When I sat with these wants and needs, I shifted in a new direction. That “yes, aha” alignment feeling? Visceral. Nearly chiropractic.  It was simple: we should have the release in our home.

We rescheduled at Maas in December, and it feels awesome to have some possibility to create a fun shared musical and art space with more time to be intentional.  I am so excited for where the next releases take us- but having this down feels like I can rest in the present with this first offering.

So, here’s the short version:

We’re having release party at my home on Sunday, September 23.  We’ll play starting at 6 until the sunsets and hang on either side.  The first EP will be available for download on Saturday.

It’ll be small and sweet and you’re invited.

I’m making you a few little presents, including a self-care zine, an equinox song, and homemade fire cider (because #trademarkfreefirecider!) for this transition season!  Your presence is a gift to me as we share the first songs of this series, so I hope to return your generosity in kind, with music and lil’ something.

To our friends scattered to the four winds who can’t be here, don’t worry,  I haven’t forgotten you!  I promise to share as much of the night as I can with you. You can do a lot with Vimeo and a bubble mailer.
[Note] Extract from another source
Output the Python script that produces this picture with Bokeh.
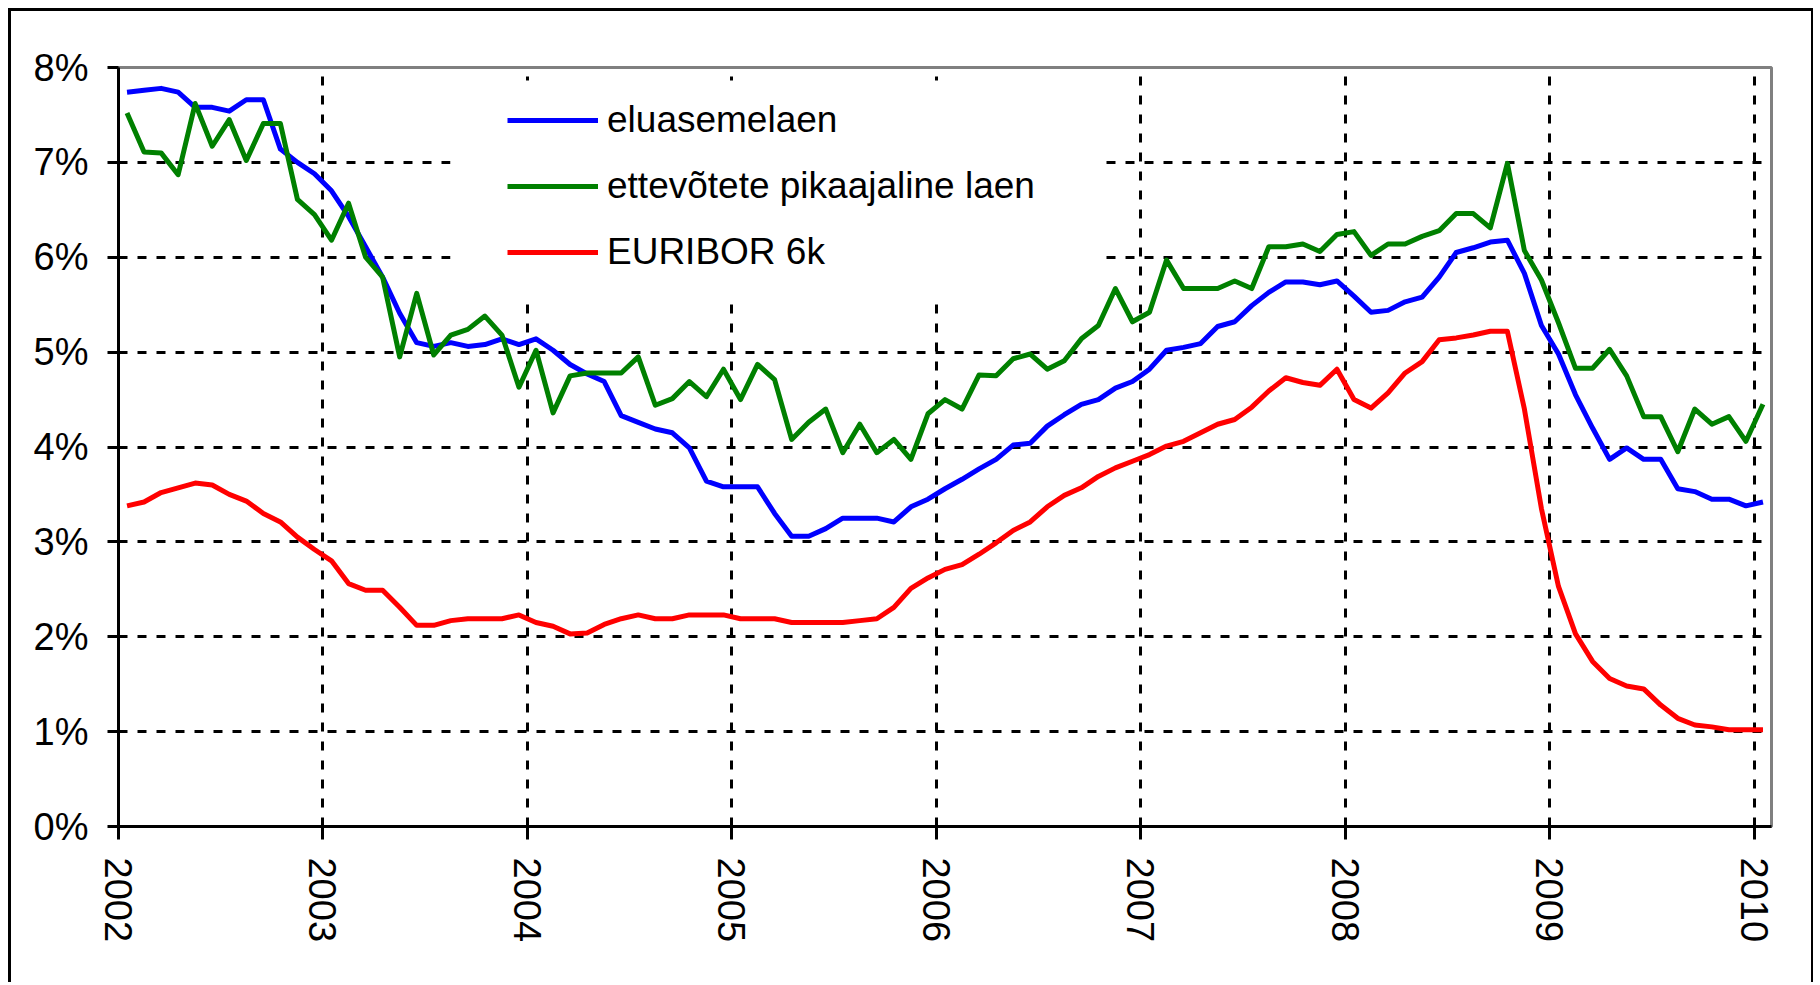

Here we are, and here they come- grateful, and eager, and delighted, and nervous (in a good way) to invite you into our home and share these little songs with you.  Summer’s End will be on our website, Spotify, Apple Music, and  all the places, and I’m hopeful you’ll be here to listen to it live.

xoxoxo and then some,


p.s. special thanks to Matt, John, Ken, Ryan, Mel and Kim who were present for a good amount of the chaos I waded though in my mind to arrive here- making decisions out of love and for love don’t usually happen in a linear fashion, and it requires a lot of patience to trust me with something like this.  I cherish your hardwork, friendship and support.